Provided information =>

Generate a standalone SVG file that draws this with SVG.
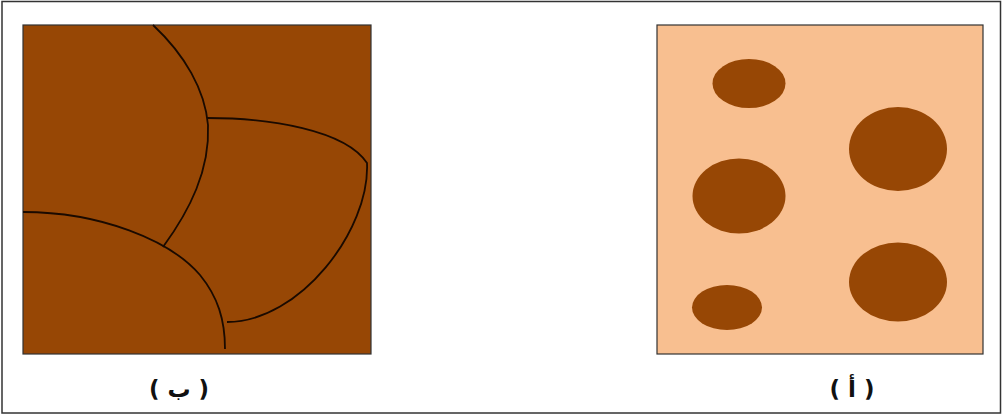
<svg xmlns="http://www.w3.org/2000/svg" width="1003" height="416" viewBox="0 0 1003 416">
<style>
.dark{fill:#974705}
.box{stroke:#333;stroke-width:1.2}
.crack{fill:none;stroke:#1a0a00;stroke-width:1.8}
.lbl{font-family:"DejaVu Sans","Liberation Sans",sans-serif;font-weight:bold;font-size:23px;fill:#111;text-anchor:middle}
</style>
<rect x="0" y="0" width="1003" height="416" fill="#fff"/>
<rect x="2" y="1.5" width="998.5" height="411.5" fill="none" stroke="#333" stroke-width="1.5"/>
<g id="panel-b">
<rect class="dark box" x="23" y="25" width="348" height="329"/>
<path class="crack" d="M153,25 C185,55 205,90 208,125 C210,170 190,210 163,247"/>
<path class="crack" d="M207,118 C270,118 345,130 367,163 C370,230 300,322 227,322"/>
<path class="crack" d="M23,212 C100,212 170,240 200,275 C218,297 225,320 225,349"/>
<text class="lbl" x="179" y="397">( ب )</text>
</g>
<g id="panel-a">
<rect class="box" x="657" y="25" width="326" height="329" fill="#F8BF90"/>
<ellipse class="dark" cx="749" cy="83.5" rx="36.5" ry="24.5"/>
<ellipse class="dark" cx="898" cy="149" rx="49" ry="42"/>
<ellipse class="dark" cx="739" cy="196" rx="46.5" ry="37.5"/>
<ellipse class="dark" cx="898" cy="282" rx="49" ry="39.5"/>
<ellipse class="dark" cx="727" cy="307.5" rx="35" ry="22.5"/>
<text class="lbl" x="852" y="397">( أ )</text>
</g>
</svg>
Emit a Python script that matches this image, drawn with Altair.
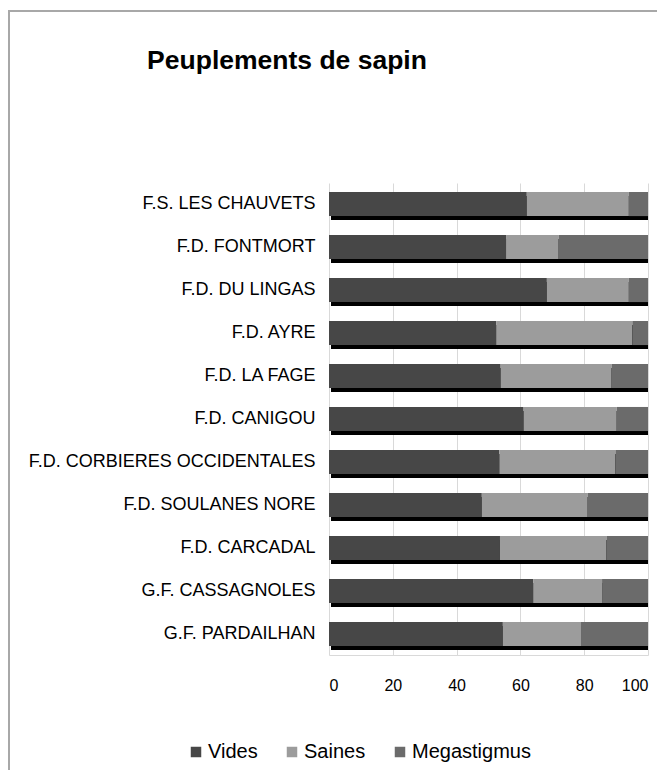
import altair as alt
import pandas as pd

sites = ["F.S. LES CHAUVETS", "F.D. FONTMORT", "F.D. DU LINGAS", "F.D. AYRE",
         "F.D. LA FAGE", "F.D. CANIGOU", "F.D. CORBIERES OCCIDENTALES",
         "F.D. SOULANES NORE", "F.D. CARCADAL", "G.F. CASSAGNOLES", "G.F. PARDAILHAN"]
vides = [62, 55.5, 68.3, 52.4, 53.8, 61, 53.4, 47.9, 53.6, 64, 54.5]
saines = [32, 16.5, 25.7, 42.7, 34.8, 29.2, 36.4, 33.2, 33.4, 21.6, 24.5]
mega = [6, 28, 6, 4.9, 11.4, 9.8, 10.2, 18.9, 13, 14.4, 21]
series = ["Vides", "Saines", "Megastigmus"]
colors = ["#474747", "#9c9c9c", "#6b6b6b"]
x_ticks = [0, 20, 40, 60, 80, 100]
title_text = "Peuplements de sapin"

rows = []
for i, s in enumerate(sites):
    for k, (name, vals) in enumerate(zip(series, [vides, saines, mega])):
        rows.append({"site": s, "serie": name, "value": vals[i], "ord": k})
df = pd.DataFrame(rows)
tot = pd.DataFrame({"site": sites,
                    "start": [0] * len(sites),
                    "total": [a + b + c for a, b, c in zip(vides, saines, mega)]})

FONT = "Liberation Sans"
yscale = alt.Scale(domain=sites, paddingInner=0.44, paddingOuter=0.21)
xscale = alt.Scale(domain=[0, 100], nice=False)

one = alt.Data(values=[{"t": title_text}])
frame_left = alt.Chart(one).mark_rule(stroke="#a8a8a8", strokeWidth=2).encode(
    x=alt.value(-320), y=alt.value(-172), y2=alt.value(591))
frame_top = alt.Chart(one).mark_rule(stroke="#a8a8a8", strokeWidth=2).encode(
    x=alt.value(-321), x2=alt.value(328), y=alt.value(-172))
title = alt.Chart(one).mark_text(font=FONT, fontSize=26.5, fontWeight="bold",
                                 color="#000000", align="center",
                                 baseline="alphabetic").encode(
    text="t:N", x=alt.value(-42), y=alt.value(-114))

shadow = alt.Chart(tot).mark_bar(color="#000000", xOffset=2, yOffset=4).encode(
    y=alt.Y("site:N", scale=yscale, sort=sites),
    x=alt.X("start:Q", scale=xscale),
    x2="total:Q",
)

bars = alt.Chart(df).mark_bar().encode(
    y=alt.Y("site:N", scale=yscale, sort=sites,
            axis=alt.Axis(title=None, domain=False, ticks=False, labelPadding=14,
                          labelFontSize=18, labelFont=FONT, labelColor="#000000",
                          labelLimit=400)),
    x=alt.X("value:Q", stack="zero", scale=xscale,
            axis=alt.Axis(title=None, values=x_ticks, grid=True, gridColor="#d9d9d9",
                          domainColor="#d9d9d9", ticks=False, labelPadding=22,
                          labelFontSize=16, labelFont=FONT, labelColor="#000000")),
    color=alt.Color("serie:N", scale=alt.Scale(domain=series, range=colors),
                    legend=alt.Legend(title=None, orient="none", direction="horizontal",
                                      legendX=-143, legendY=559, padding=0,
                                      symbolType="square",
                                      symbolSize=110, symbolStrokeWidth=0,
                                      labelFontSize=20, labelFont=FONT,
                                      labelColor="#000000", columnPadding=24,
                                      labelOffset=2)),
    order=alt.Order("ord:Q"),
)

chart = alt.layer(frame_left, frame_top, title, shadow, bars).properties(
    width=319, height=472,
    autosize=alt.AutoSizeParams(type="none"),
    padding={"left": 321, "top": 175, "right": 9, "bottom": 115},
    background="#ffffff",
).configure_view(stroke=None)

chart.save("out.html", embed_options={"renderer": "svg", "actions": False})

Exercise brief => Except for the pictures, print the data above exactly.

Output for this exercise =>
Generate a standalone SVG file that draws this with SVG.
<svg xmlns="http://www.w3.org/2000/svg" width="1003" height="416" viewBox="0 0 1003 416">
<style>
.dark{fill:#974705}
.box{stroke:#333;stroke-width:1.2}
.crack{fill:none;stroke:#1a0a00;stroke-width:1.8}
.lbl{font-family:"DejaVu Sans","Liberation Sans",sans-serif;font-weight:bold;font-size:23px;fill:#111;text-anchor:middle}
</style>
<rect x="0" y="0" width="1003" height="416" fill="#fff"/>
<rect x="2" y="1.5" width="998.5" height="411.5" fill="none" stroke="#333" stroke-width="1.5"/>
<g id="panel-b">
<rect class="dark box" x="23" y="25" width="348" height="329"/>
<path class="crack" d="M153,25 C185,55 205,90 208,125 C210,170 190,210 163,247"/>
<path class="crack" d="M207,118 C270,118 345,130 367,163 C370,230 300,322 227,322"/>
<path class="crack" d="M23,212 C100,212 170,240 200,275 C218,297 225,320 225,349"/>
<text class="lbl" x="179" y="397">( ب )</text>
</g>
<g id="panel-a">
<rect class="box" x="657" y="25" width="326" height="329" fill="#F8BF90"/>
<ellipse class="dark" cx="749" cy="83.5" rx="36.5" ry="24.5"/>
<ellipse class="dark" cx="898" cy="149" rx="49" ry="42"/>
<ellipse class="dark" cx="739" cy="196" rx="46.5" ry="37.5"/>
<ellipse class="dark" cx="898" cy="282" rx="49" ry="39.5"/>
<ellipse class="dark" cx="727" cy="307.5" rx="35" ry="22.5"/>
<text class="lbl" x="852" y="397">( أ )</text>
</g>
</svg>
Emit a Python script that matches this image, drawn with Altair.
import altair as alt
import pandas as pd

sites = ["F.S. LES CHAUVETS", "F.D. FONTMORT", "F.D. DU LINGAS", "F.D. AYRE",
         "F.D. LA FAGE", "F.D. CANIGOU", "F.D. CORBIERES OCCIDENTALES",
         "F.D. SOULANES NORE", "F.D. CARCADAL", "G.F. CASSAGNOLES", "G.F. PARDAILHAN"]
vides = [62, 55.5, 68.3, 52.4, 53.8, 61, 53.4, 47.9, 53.6, 64, 54.5]
saines = [32, 16.5, 25.7, 42.7, 34.8, 29.2, 36.4, 33.2, 33.4, 21.6, 24.5]
mega = [6, 28, 6, 4.9, 11.4, 9.8, 10.2, 18.9, 13, 14.4, 21]
series = ["Vides", "Saines", "Megastigmus"]
colors = ["#474747", "#9c9c9c", "#6b6b6b"]
x_ticks = [0, 20, 40, 60, 80, 100]
title_text = "Peuplements de sapin"

rows = []
for i, s in enumerate(sites):
    for k, (name, vals) in enumerate(zip(series, [vides, saines, mega])):
        rows.append({"site": s, "serie": name, "value": vals[i], "ord": k})
df = pd.DataFrame(rows)
tot = pd.DataFrame({"site": sites,
                    "start": [0] * len(sites),
                    "total": [a + b + c for a, b, c in zip(vides, saines, mega)]})

FONT = "Liberation Sans"
yscale = alt.Scale(domain=sites, paddingInner=0.44, paddingOuter=0.21)
xscale = alt.Scale(domain=[0, 100], nice=False)

one = alt.Data(values=[{"t": title_text}])
frame_left = alt.Chart(one).mark_rule(stroke="#a8a8a8", strokeWidth=2).encode(
    x=alt.value(-320), y=alt.value(-172), y2=alt.value(591))
frame_top = alt.Chart(one).mark_rule(stroke="#a8a8a8", strokeWidth=2).encode(
    x=alt.value(-321), x2=alt.value(328), y=alt.value(-172))
title = alt.Chart(one).mark_text(font=FONT, fontSize=26.5, fontWeight="bold",
                                 color="#000000", align="center",
                                 baseline="alphabetic").encode(
    text="t:N", x=alt.value(-42), y=alt.value(-114))

shadow = alt.Chart(tot).mark_bar(color="#000000", xOffset=2, yOffset=4).encode(
    y=alt.Y("site:N", scale=yscale, sort=sites),
    x=alt.X("start:Q", scale=xscale),
    x2="total:Q",
)

bars = alt.Chart(df).mark_bar().encode(
    y=alt.Y("site:N", scale=yscale, sort=sites,
            axis=alt.Axis(title=None, domain=False, ticks=False, labelPadding=14,
                          labelFontSize=18, labelFont=FONT, labelColor="#000000",
                          labelLimit=400)),
    x=alt.X("value:Q", stack="zero", scale=xscale,
            axis=alt.Axis(title=None, values=x_ticks, grid=True, gridColor="#d9d9d9",
                          domainColor="#d9d9d9", ticks=False, labelPadding=22,
                          labelFontSize=16, labelFont=FONT, labelColor="#000000")),
    color=alt.Color("serie:N", scale=alt.Scale(domain=series, range=colors),
                    legend=alt.Legend(title=None, orient="none", direction="horizontal",
                                      legendX=-143, legendY=559, padding=0,
                                      symbolType="square",
                                      symbolSize=110, symbolStrokeWidth=0,
                                      labelFontSize=20, labelFont=FONT,
                                      labelColor="#000000", columnPadding=24,
                                      labelOffset=2)),
    order=alt.Order("ord:Q"),
)

chart = alt.layer(frame_left, frame_top, title, shadow, bars).properties(
    width=319, height=472,
    autosize=alt.AutoSizeParams(type="none"),
    padding={"left": 321, "top": 175, "right": 9, "bottom": 115},
    background="#ffffff",
).configure_view(stroke=None)

chart.save("out.html", embed_options={"renderer": "svg", "actions": False})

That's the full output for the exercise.